The speed of learning is directly correlated with our ability to perform in this new reality.


And employees get it. We are taking control of our own development at unprecedented rates. In comparing hours of learning content consumed between the first week in January to the first week in April, LinkedIn Learning reports a 3x increase. Hot topics are working from home, managing stress, and resilience.


We wonder: what skills will we need as we return to work?


In a workplace forever transformed into one that is digital, distributed, data-driven, dynamic, and diverse, what human skills do we need to master so that we can empower each other to thrive?


Here are four skills we put at the top of the list.


  1. Fostering Trust: We know trust is essential to performance. The team at RedThread Research found trust to be one of the essential elements for responsive organizations. Building and maintaining trust in teams that are increasingly virtual and distributed brings unique challenges. Those who commit to doing this well will have a superpower.

  2. Cultivating Teaming: In response to emergent change, we will be required to work in teams on the fly more frequently. Amy Edmundson refers to this as teaming, which means “coordinating and collaborating with people across boundaries of all kinds--expertise, distance, time zone, you name it--to get work done.” Teaming requires nuanced approaches to communicating, collaborating, decision-making, problem-solving, and celebrating: all of which need to be learned.

  3. Redefining Productivity: When we share physical space with our colleagues, we see people working and equate that to being productive. When shared space turns virtual, time spent doing the work itself moves off screen where we no longer have line of sight. This leaves many leaders and team members questioning their colleagues’ productivity. But if we approach productivity as quality of output vs quantity of activity we create space for developing and rewarding behaviors that actually produce results.

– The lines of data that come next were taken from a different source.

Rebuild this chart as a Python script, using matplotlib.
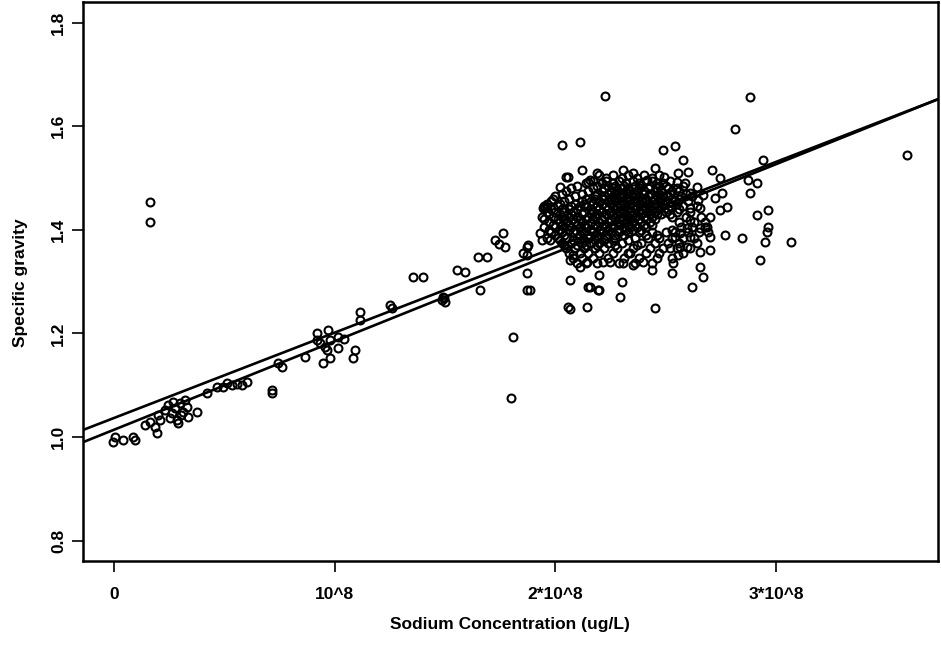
import numpy as np
import matplotlib
matplotlib.use("Agg")
import matplotlib.pyplot as plt

plt.rcParams['font.family'] = ['Liberation Sans', 'DejaVu Sans']

# sodium (units of 10^8 ug/L) and specific gravity
low_x = [-0.005, 0.005, 0.04, 0.086, 0.095, 0.14, 0.163, 0.186, 0.195, 0.21, 0.20,
         0.23, 0.245, 0.263, 0.276, 0.285, 0.29, 0.30, 0.313, 0.33, 0.335, 0.32, 0.267,
         0.254, 0.305, 0.376, 0.42, 0.467, 0.494, 0.535, 0.58, 0.603, 0.51, 0.557,
         0.716, 0.716, 0.745, 0.76, 0.865]
low_y = [0.990, 1.000, 0.994, 1.000, 0.994, 1.023, 1.029, 1.020, 1.008, 1.033, 1.042,
         1.052, 1.062, 1.046, 1.056, 1.033, 1.027, 1.066, 1.048, 1.058, 1.039, 1.071, 1.068,
         1.037, 1.043, 1.048, 1.085, 1.097, 1.097, 1.100, 1.100, 1.106, 1.104, 1.102,
         1.091, 1.085, 1.143, 1.135, 1.154]

mid_x = [0.163, 0.163,
         0.92, 0.92, 0.933, 0.97, 0.979, 1.015, 1.04, 1.015, 0.965, 0.979, 0.947, 1.092,
         1.083, 0.956, 1.115, 1.115, 1.25, 1.26, 1.355, 1.40, 1.49, 1.50, 1.486, 1.495,
         1.554, 1.59, 1.658, 1.65, 1.69, 1.726, 1.763, 1.77, 1.745, 1.81, 1.80,
         1.87, 1.87, 1.87, 1.87, 1.885, 1.853, 1.876]
mid_y = [1.454, 1.415,
         1.200, 1.187, 1.181, 1.207, 1.187, 1.193, 1.190, 1.172, 1.168, 1.152, 1.143, 1.168,
         1.152, 1.174, 1.241, 1.226, 1.255, 1.249, 1.309, 1.309, 1.270, 1.261, 1.264, 1.268,
         1.322, 1.319, 1.284, 1.347, 1.347, 1.380, 1.394, 1.367, 1.372, 1.193, 1.075,
         1.367, 1.351, 1.317, 1.284, 1.284, 1.355, 1.371]

# dense cluster, listed row by row (gravity level, sodium values)
core_y = [1.505, 1.495, 1.485, 1.475, 1.465, 1.455, 1.445, 1.435, 1.425, 1.415,
          1.405, 1.395, 1.385, 1.375, 1.365, 1.355, 1.345, 1.335,
          1.500, 1.490, 1.480, 1.470, 1.460, 1.450, 1.440, 1.430, 1.420, 1.410,
          1.400, 1.390, 1.380, 1.370]
core_rows = [
    [2.20, 2.26, 2.33, 2.40, 2.47],
    [2.17, 2.23, 2.29, 2.35, 2.41, 2.44, 2.52],
    [2.10, 2.19, 2.24, 2.27, 2.31, 2.36, 2.39, 2.43, 2.47, 2.50, 2.58],
    [2.05, 2.15, 2.21, 2.25, 2.28, 2.32, 2.34, 2.37, 2.40, 2.45, 2.48, 2.53, 2.56],
    [2.00, 2.09, 2.18, 2.22, 2.26, 2.29, 2.31, 2.35, 2.38, 2.42, 2.46, 2.49, 2.51, 2.57, 2.62],
    [1.98, 2.04, 2.12, 2.16, 2.20, 2.24, 2.27, 2.30, 2.33, 2.36, 2.39, 2.41, 2.44, 2.47,
     2.50, 2.54, 2.60],
    [1.95, 2.01, 2.07, 2.11, 2.14, 2.19, 2.23, 2.26, 2.28, 2.32, 2.35, 2.37, 2.40, 2.43,
     2.46, 2.48, 2.52, 2.58, 2.64],
    [1.96, 2.00, 2.04, 2.08, 2.13, 2.17, 2.21, 2.25, 2.29, 2.31, 2.34, 2.38, 2.42, 2.45,
     2.50, 2.55, 2.61],
    [1.94, 1.99, 2.03, 2.06, 2.10, 2.15, 2.18, 2.22, 2.27, 2.30, 2.33, 2.36, 2.40, 2.44,
     2.53, 2.59, 2.66],
    [1.97, 2.02, 2.05, 2.09, 2.12, 2.16, 2.20, 2.24, 2.28, 2.32, 2.35, 2.39, 2.43, 2.56, 2.63],
    [1.95, 2.00, 2.04, 2.07, 2.11, 2.14, 2.19, 2.23, 2.26, 2.31, 2.34, 2.37, 2.41, 2.57,
     2.62, 2.68],
    [1.98, 2.03, 2.08, 2.13, 2.17, 2.21, 2.25, 2.29, 2.33, 2.38, 2.44, 2.50, 2.54, 2.60, 2.65],
    [1.96, 2.01, 2.05, 2.10, 2.15, 2.19, 2.23, 2.27, 2.36, 2.42, 2.47, 2.53, 2.58, 2.63],
    [2.03, 2.07, 2.12, 2.16, 2.20, 2.24, 2.30, 2.39, 2.45, 2.51, 2.56, 2.64],
    [2.05, 2.09, 2.13, 2.18, 2.22, 2.28, 2.35, 2.43, 2.49, 2.55, 2.61],
    [2.06, 2.11, 2.15, 2.20, 2.26, 2.33, 2.41, 2.47, 2.58],
    [2.08, 2.12, 2.17, 2.24, 2.31, 2.38, 2.46, 2.53],
    [2.10, 2.14, 2.19, 2.29, 2.36, 2.44],
    [2.23, 2.30, 2.37, 2.44],
    [2.14, 2.21, 2.26, 2.32, 2.38, 2.46, 2.49],
    [2.07, 2.17, 2.22, 2.26, 2.30, 2.33, 2.38, 2.42, 2.46, 2.51, 2.55],
    [2.03, 2.12, 2.19, 2.24, 2.27, 2.30, 2.33, 2.36, 2.40, 2.43, 2.47, 2.52, 2.59],
    [1.99, 2.06, 2.14, 2.18, 2.22, 2.25, 2.28, 2.32, 2.34, 2.37, 2.41, 2.45, 2.48, 2.53, 2.56],
    [1.96, 2.02, 2.09, 2.13, 2.17, 2.21, 2.25, 2.29, 2.31, 2.34, 2.38, 2.42, 2.45, 2.49, 2.55],
    [1.98, 2.03, 2.06, 2.10, 2.16, 2.20, 2.24, 2.27, 2.30, 2.33, 2.36, 2.39, 2.41, 2.44,
     2.47, 2.51, 2.56],
    [1.97, 2.02, 2.07, 2.12, 2.16, 2.19, 2.23, 2.26, 2.28, 2.32, 2.35, 2.39, 2.43, 2.46,
     2.48, 2.52],
    [1.95, 2.01, 2.04, 2.08, 2.11, 2.14, 2.17, 2.21, 2.25, 2.29, 2.31, 2.34, 2.38, 2.41, 2.45],
    [1.99, 2.03, 2.06, 2.10, 2.13, 2.18, 2.22, 2.26, 2.29, 2.33, 2.36, 2.40, 2.44],
    [1.97, 2.02, 2.06, 2.09, 2.12, 2.16, 2.20, 2.24, 2.28, 2.32, 2.35, 2.39, 2.53],
    [2.00, 2.04, 2.11, 2.15, 2.19, 2.23, 2.27, 2.31, 2.41, 2.46],
    [2.02, 2.08, 2.13, 2.18, 2.22, 2.26, 2.33],
    [2.04, 2.10, 2.14, 2.19, 2.27, 2.37],
]

outer_x = [2.225, 2.882, 2.814, 3.593, 2.03, 2.11, 2.488, 2.542, 2.94, 2.578,
           2.057, 2.065, 2.143, 2.45, 2.066, 2.148, 2.193, 2.20, 2.30, 2.293,
           2.62, 2.67, 2.655, 2.44, 2.528, 2.533, 2.927, 3.07, 2.95, 2.96, 2.963,
           2.913, 2.963, 2.845, 2.77, 2.873, 2.913, 2.88, 2.746, 2.755, 2.71, 2.78,
           2.746, 2.70, 2.687, 2.70, 2.70, 2.655, 2.61, 2.61, 2.655, 2.596, 2.555,
           1.93, 1.94, 1.975, 1.944, 1.962, 1.953, 2.02, 2.057, 2.05, 2.12, 2.157,
           2.19, 2.148, 2.306, 2.35, 2.45, 2.494, 2.555, 2.60, 2.55, 2.415,
           2.066, 2.11, 2.143, 2.216, 2.247, 2.306, 2.35, 2.397, 2.338, 2.08,
           2.61, 2.678, 2.655, 2.69, 2.596, 2.565, 2.542, 2.565, 2.52, 2.64, 2.67,
           2.61, 2.587, 2.646, 2.157, 2.20, 2.725]
outer_y = [1.658, 1.656, 1.595, 1.544, 1.564, 1.570, 1.554, 1.562, 1.535, 1.535,
           1.251, 1.247, 1.251, 1.249, 1.303, 1.290, 1.284, 1.313, 1.300, 1.270,
           1.290, 1.309, 1.328, 1.322, 1.317, 1.336, 1.342, 1.376, 1.376, 1.396, 1.405,
           1.429, 1.438, 1.384, 1.390, 1.496, 1.490, 1.471, 1.500, 1.471, 1.515, 1.444,
           1.438, 1.425, 1.405, 1.386, 1.361, 1.357, 1.386, 1.419, 1.442, 1.367, 1.351,
           1.394, 1.380, 1.380, 1.442, 1.444, 1.442, 1.483, 1.502, 1.502, 1.515, 1.496,
           1.510, 1.492, 1.515, 1.510, 1.519, 1.502, 1.510, 1.512, 1.492, 1.496,
           1.342, 1.328, 1.338, 1.338, 1.338, 1.336, 1.332, 1.338, 1.355, 1.351,
           1.442, 1.415, 1.403, 1.396, 1.403, 1.394, 1.386, 1.367, 1.365, 1.483, 1.467,
           1.471, 1.490, 1.458, 1.290, 1.284, 1.462]

# two fitted lines: intercept, slope per 10^8
fit_a = [1.0367, 0.1648]
fit_b = [1.014, 0.1709]

core_x = [v for row in core_rows for v in row]
core_yy = [yv for yv, row in zip(core_y, core_rows) for _ in row]

xs = np.array(low_x + mid_x + core_x + outer_x) * 1e8
ys = np.array(low_y + mid_y + core_yy + outer_y)

fig = plt.figure(figsize=(9.41, 6.52), dpi=100)
ax = fig.add_axes([83/941, 1-561/652, (938-83)/941, (561-2)/652])

ax.plot(xs, ys, 'o', ms=5.7, mfc='none', mec='black', mew=1.5, ls='none')

xl = np.array([-0.1405, 3.734])
for a, b in (fit_a, fit_b):
    ax.plot(xl * 1e8, a + b * xl, color='black', lw=1.9)

ax.set_xlim(-0.1405e8, 3.734e8)
ax.set_ylim(0.7606, 1.8398)
ax.set_xticks([0, 1e8, 2e8, 3e8])
ax.set_xticklabels(['0', '10^8', '2*10^8', '3*10^8'])
ax.set_yticks([0.8, 1.0, 1.2, 1.4, 1.6, 1.8])
ax.set_yticklabels(['0.8', '1.0', '1.2', '1.4', '1.6', '1.8'])
for lab in ax.get_yticklabels():
    lab.set_rotation(90)
    lab.set_va('center')

ax.tick_params(axis='both', direction='out', length=8, width=1.2,
               labelsize=12.5)
ax.tick_params(axis='x', pad=11)
ax.tick_params(axis='y', pad=4)
for lab in ax.get_xticklabels() + ax.get_yticklabels():
    lab.set_fontweight('bold')
for sp in ax.spines.values():
    sp.set_linewidth(1.8)

fig.text(510/941, 1-624/652, 'Sodium Concentration (ug/L)', ha='center', va='center',
         fontsize=12.5, fontweight='bold')
fig.text(21/941, 1-283/652, 'Specific gravity', ha='center', va='center',
         rotation=90, fontsize=12.5, fontweight='bold')

fig.savefig('out.png', dpi=100)
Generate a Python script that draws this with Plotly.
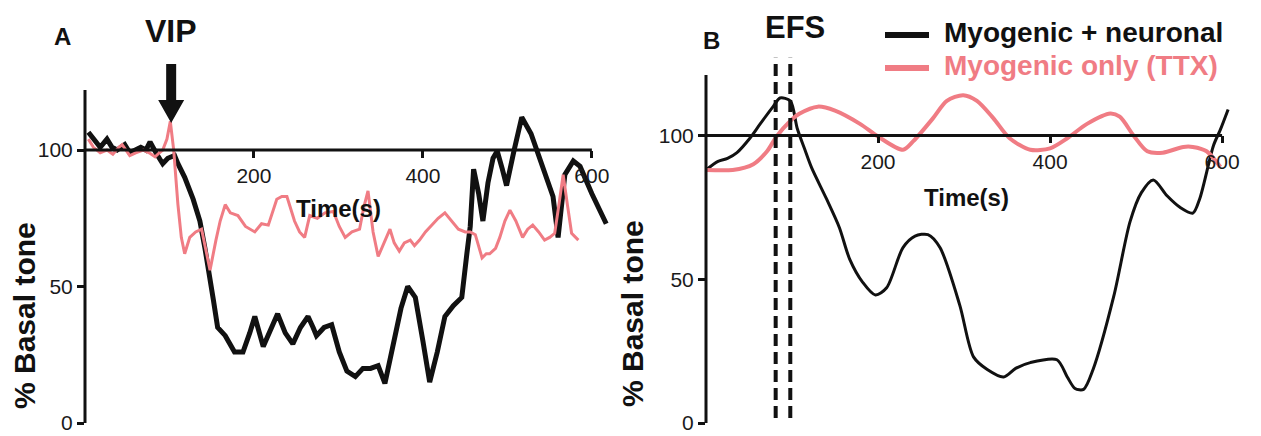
import plotly.graph_objects as go

# ---------------- data ----------------
# Panel A (VIP)
a_neuro_t = [4, 12, 18, 26, 32, 38, 47, 53, 59, 66, 72, 77, 84, 92, 98, 106, 110, 118, 128, 136, 142, 148,
             152, 157, 166, 177, 187, 195, 201, 211, 220, 228, 237, 246, 255, 264, 270, 274, 283, 292, 301,
             310, 320, 329, 338, 347, 355, 365, 374, 382, 391, 400, 408, 417, 426, 436, 446, 452, 456, 460,
             466, 471, 477, 483, 488, 494, 499, 508, 517, 528, 538, 546, 554, 560, 568, 578, 586, 600, 617]
a_neuro_v = [106.5, 103, 101, 104, 101, 100, 102, 99, 100, 101, 100, 103, 99, 95, 97, 98, 95, 90, 82, 74, 64, 54,
             45, 35, 32, 26, 26, 33, 39, 28, 35, 40, 33, 29, 35, 39, 35, 32, 35, 36, 26,
             19, 17, 20, 20, 21, 14.5, 30, 42, 50, 46, 30, 15, 26, 39, 43, 46, 62, 72, 93,
             84, 74, 88, 97, 99.6, 93, 87, 100, 112, 106, 97, 90, 83, 68, 91, 96, 94, 84, 73]

a_myo_t = [4, 10, 18, 26, 33, 40, 44, 49, 53, 60, 69, 76, 83, 88, 92, 97, 101, 105, 110, 114, 118, 124,
           131, 138, 143, 148, 155, 160, 166, 172, 181, 190, 201, 209, 217, 227, 233, 239, 248, 254, 260,
           266, 275, 284, 294, 301, 308, 316, 325, 330, 335, 341, 347, 354, 361, 366, 372, 378, 385, 390,
           396, 403, 410, 418, 426, 434, 442, 450, 456, 462, 470, 475, 479, 486, 491, 497, 503, 510, 518,
           524, 530, 537, 544, 550, 556, 561, 566, 571, 576, 584]
a_myo_v = [104, 101, 99, 100, 98.5, 101, 102, 100, 98, 99, 100, 99, 97.5, 99, 100, 104, 110.5, 100, 80, 68, 62, 68,
           70, 71, 64, 56, 67, 74, 80, 77, 76, 72, 70, 73, 72.5, 82, 83, 83, 74, 70, 68,
           76, 75, 77, 77.5, 72, 68, 70, 71, 79, 85, 70, 61, 66, 71, 66, 63, 66, 67, 65,
           67, 70, 72.5, 75, 77, 74, 71, 70, 70, 69, 60.5, 62, 62, 64, 68, 74, 78, 74, 68,
           71, 72.5, 70, 67, 68, 69.5, 80, 91, 80, 69.5, 67]

# Panel B (EFS)
b_neuro_t = [0, 14, 25, 36, 51, 63, 78, 86, 98, 106, 115, 123, 140, 155, 167, 182, 197, 210, 229, 243, 258,
             272, 295, 311, 327, 346, 360, 377, 408, 420, 429, 439, 450, 474, 493, 506, 520, 536, 551, 566,
             574, 590, 598, 607]
b_neuro_v = [88, 91, 92, 94, 99, 104, 110, 113, 112, 102.5, 95, 88.6, 78, 68, 57, 49, 44.5, 47, 61, 65, 65.5,
             61, 41, 23, 18.6, 16, 19, 21, 22, 16, 12, 11.7, 18.6, 44, 70, 80, 84.5, 79, 75, 73,
             78, 96.5, 102, 109]

b_myo_t = [0, 31, 55, 71, 82, 98, 109, 130, 150, 179, 200, 229, 241, 264, 280, 299, 315, 334, 353, 377,
           400, 420, 443, 470, 481, 497, 513, 531, 555, 566, 582, 598]
b_myo_v = [88, 88, 90, 94.5, 99.6, 105, 107.6, 110, 108.6, 104, 99.6, 95, 98, 106, 112, 114, 112, 106, 99, 95,
           95.5, 99, 104, 107.6, 106.5, 100, 94.5, 94, 96, 96, 94.5, 89]

efs_window = [81, 98]          # stimulation period (s)
vip_time = 102                 # VIP addition (s)
y_ticks = [0, 50, 100]
x_ticks = [200, 400, 600]
series_names = ["Myogenic + neuronal", "Myogenic only (TTX)"]
panel_labels = ["A", "B"]

# ---------------- styling / layout ----------------
W, H = 1261, 436
OFF = 8            # page body margin offset (px)
BLACK = "#111111"
PINK = "#F07C84"
FONT = "Liberation Sans, Arial, sans-serif"


def px(x):
    return (x - OFF) / W


def py(y):
    return 1 - (y - OFF) / H


# axis geometry (screen pixels)
A_dom_x = [px(85), px(613)]
A_dom_y = [py(423), py(90)]
A_xr = [0, 625]
A_yr = [0, 122]
B_dom_x = [px(706), px(1235)]
B_dom_y = [py(423), py(75)]
B_xr = [0, 615]
B_yr = [0, 121]


def mapx(t, dom, rng):
    return dom[0] + (t - rng[0]) / (rng[1] - rng[0]) * (dom[1] - dom[0])


def mapy(v, dom, rng):
    return dom[0] + (v - rng[0]) / (rng[1] - rng[0]) * (dom[1] - dom[0])


fig = go.Figure()
fig.add_trace(go.Scatter(x=a_neuro_t, y=a_neuro_v, mode="lines", name=series_names[0],
                         line=dict(color=BLACK, width=5), xaxis="x", yaxis="y", showlegend=False))
fig.add_trace(go.Scatter(x=a_myo_t, y=a_myo_v, mode="lines", name=series_names[1],
                         line=dict(color=PINK, width=3), xaxis="x", yaxis="y", showlegend=False))
fig.add_trace(go.Scatter(x=b_neuro_t, y=b_neuro_v, mode="lines", name=series_names[0],
                         line=dict(color=BLACK, width=3, shape="spline", smoothing=0.8),
                         xaxis="x2", yaxis="y2", showlegend=False))
fig.add_trace(go.Scatter(x=b_myo_t, y=b_myo_v, mode="lines", name=series_names[1],
                         line=dict(color=PINK, width=4, shape="spline", smoothing=0.8),
                         xaxis="x2", yaxis="y2", showlegend=False))

tickfont = dict(family=FONT, size=21, color="#1a1a1a")
common_x = dict(showgrid=False, zeroline=False, showline=False, ticks="outside", ticklen=7,
                tickwidth=2.5, tickcolor=BLACK, tickvals=x_ticks, tickfont=tickfont, anchor="free",
                ticklabeloverflow="allow", automargin=False)
common_y = dict(showgrid=False, zeroline=False, showline=False, ticks="outside", ticklen=7,
                tickwidth=2.5, tickcolor=BLACK, tickvals=y_ticks, tickfont=tickfont,
                ticklabeloverflow="allow", automargin=False)

fig.update_layout(
    width=W, height=H, margin=dict(l=0, r=0, t=0, b=0, autoexpand=False),
    paper_bgcolor="white", plot_bgcolor="rgba(0,0,0,0)",
    xaxis=dict(domain=A_dom_x, range=A_xr, position=mapy(100, A_dom_y, A_yr), **common_x),
    yaxis=dict(domain=A_dom_y, range=A_yr, anchor="x", **common_y),
    xaxis2=dict(domain=B_dom_x, range=B_xr, position=mapy(100, B_dom_y, B_yr), **common_x),
    yaxis2=dict(domain=B_dom_y, range=B_yr, anchor="x2", **common_y),
    font=dict(family=FONT, color=BLACK),
)

shapes = []
# axis lines (y axis and horizontal line at 100 %)
for dom_x, dom_y, xr, yr, ytop in [(A_dom_x, A_dom_y, A_xr, A_yr, 122), (B_dom_x, B_dom_y, B_xr, B_yr, 121)]:
    x0 = mapx(0, dom_x, xr)
    shapes.append(dict(type="line", xref="paper", yref="paper", x0=x0, x1=x0,
                       y0=mapy(0, dom_y, yr), y1=mapy(ytop, dom_y, yr), line=dict(color=BLACK, width=3)))
    shapes.append(dict(type="line", xref="paper", yref="paper", x0=x0, x1=mapx(600, dom_x, xr),
                       y0=mapy(100, dom_y, yr), y1=mapy(100, dom_y, yr), line=dict(color=BLACK, width=3)))
# EFS dashed lines
for t in efs_window:
    xx = mapx(t, B_dom_x, B_xr)
    shapes.append(dict(type="line", xref="paper", yref="paper", x0=xx, x1=xx,
                       y0=mapy(1.7, B_dom_y, B_yr), y1=mapy(127, B_dom_y, B_yr),
                       line=dict(color=BLACK, width=4, dash="12px,6px")))
# VIP arrow (filled polygon)
ax = mapx(vip_time, A_dom_x, A_xr)
pts = [(-5, 64), (5, 64), (5, 100), (13, 100), (0, 123), (-13, 100), (-5, 100)]
path = "M " + " L ".join(f"{ax + dx / W:.5f},{py(y):.5f}" for dx, y in pts) + " Z"
shapes.append(dict(type="path", xref="paper", yref="paper", path=path,
                   fillcolor=BLACK, line=dict(color=BLACK, width=0)))
# legend swatches
shapes.append(dict(type="line", xref="paper", yref="paper", x0=px(885), x1=px(929), y0=py(35), y1=py(35),
                   line=dict(color=BLACK, width=6)))
shapes.append(dict(type="line", xref="paper", yref="paper", x0=px(885), x1=px(929), y0=py(68), y1=py(68),
                   line=dict(color=PINK, width=6)))
fig.update_layout(shapes=shapes)

ann = []
bold = lambda s: f"<b>{s}</b>"
ann.append(dict(text=bold(panel_labels[0]), x=px(62), y=py(37), font=dict(size=24)))
ann.append(dict(text=bold(panel_labels[1]), x=px(711), y=py(40), font=dict(size=24)))
ann.append(dict(text=bold("VIP"), x=ax, y=py(31), font=dict(size=32)))
ann.append(dict(text=bold("EFS"), x=px(795), y=py(28), font=dict(size=31)))
ann.append(dict(text=bold("Time(s)"), x=px(338), y=py(208), font=dict(size=24)))
ann.append(dict(text=bold("Time(s)"), x=px(966), y=py(197), font=dict(size=24)))
ann.append(dict(text=bold("% Basal tone"), x=px(24), y=py(316), textangle=-90, font=dict(size=30)))
ann.append(dict(text=bold("% Basal tone"), x=px(632), y=py(314), textangle=-90, font=dict(size=30)))
ann.append(dict(text=bold(series_names[0]), x=px(942), y=py(32), xanchor="left", font=dict(size=28, color=BLACK)))
ann.append(dict(text=bold(series_names[1]), x=px(942), y=py(66), xanchor="left", font=dict(size=28, color=PINK)))
for a in ann:
    a.setdefault("xanchor", "center")
    a.update(xref="paper", yref="paper", yanchor="middle", showarrow=False)
    a["font"].setdefault("color", BLACK)
    a["font"]["family"] = FONT
fig.update_layout(annotations=ann)

fig.write_html("out.html")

  4. Leveraging the Power of the Ying & Yang: Research has long demonstrated that diverse organizations and teams outperform homogeneous ones. Stay-at-home orders have shed light on one powerful aspect of that diversity: our styles as introverts and extroverts. Introverts seem to be thriving under forced conditions of quiet, solitude, and introspection. Extroverts, who need the external stimulation provided by close proximity with others, may be feeling the impact of social distancing more acutely. We know introverts and extroverts need each other to thrive - they are the ying to each other’s yang. Leveraging the power of these complementary forces might be a game changer as we go forward in this new reality.